4 equipment and the repair of that equipment, and fuel. Siebeneck did not include the costs

of maintaining and improving the family home located on the Land.

Mother testified regarding income and expenses related to the Land. She

submitted a demonstrative exhibit suggesting that she owed Son $16,430.57. The trial

court found in its judgment that “[w]ithout records of all the income and expenses

incurred from 2000 to 2018, both the evidence offered by Son and the evidence offered

by Mother involved substantial speculation and is not an accurate accounting.”

With respect to Mother’s petition to partition the Land, the trial court partitioned

the Land between Mother and Son. Mother received the house that sits on the Land.
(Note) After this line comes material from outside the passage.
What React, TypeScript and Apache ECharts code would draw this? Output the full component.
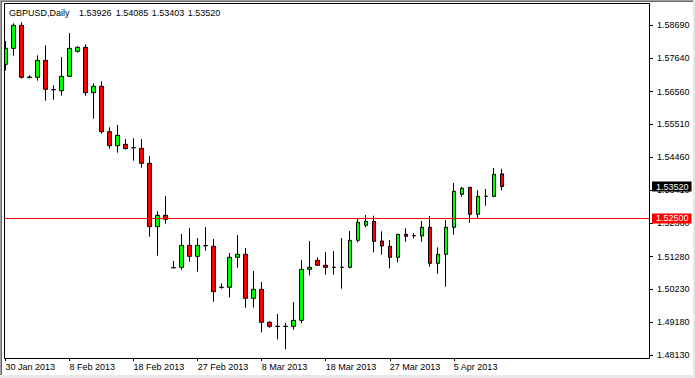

With respect to Son’s petition for an accounting and breach of fiduciary duty, the trial

court made the following relevant conclusions of law:

Here the court has the power to ratify the transactions of Mother. There was no evidence that Mother frivolously or recklessly engaged in any financial transactions in her role as conservator. Rather, Mother acted in a manner consistent with that of a parent to care for Son, despite the fact that she did not maintain a separate conservatorship account or keep accurate records of every transaction. The court finds that the Probate Division of this Circuit Court contributed to the situation in which Mother now finds herself by dispensing with an annual settlement as set forth in the docket entry and court order dated April 26, 2000 …. The Probate Division failed to order Mother to file any annual report contrary to the provisions of Section 475.270 RSMo.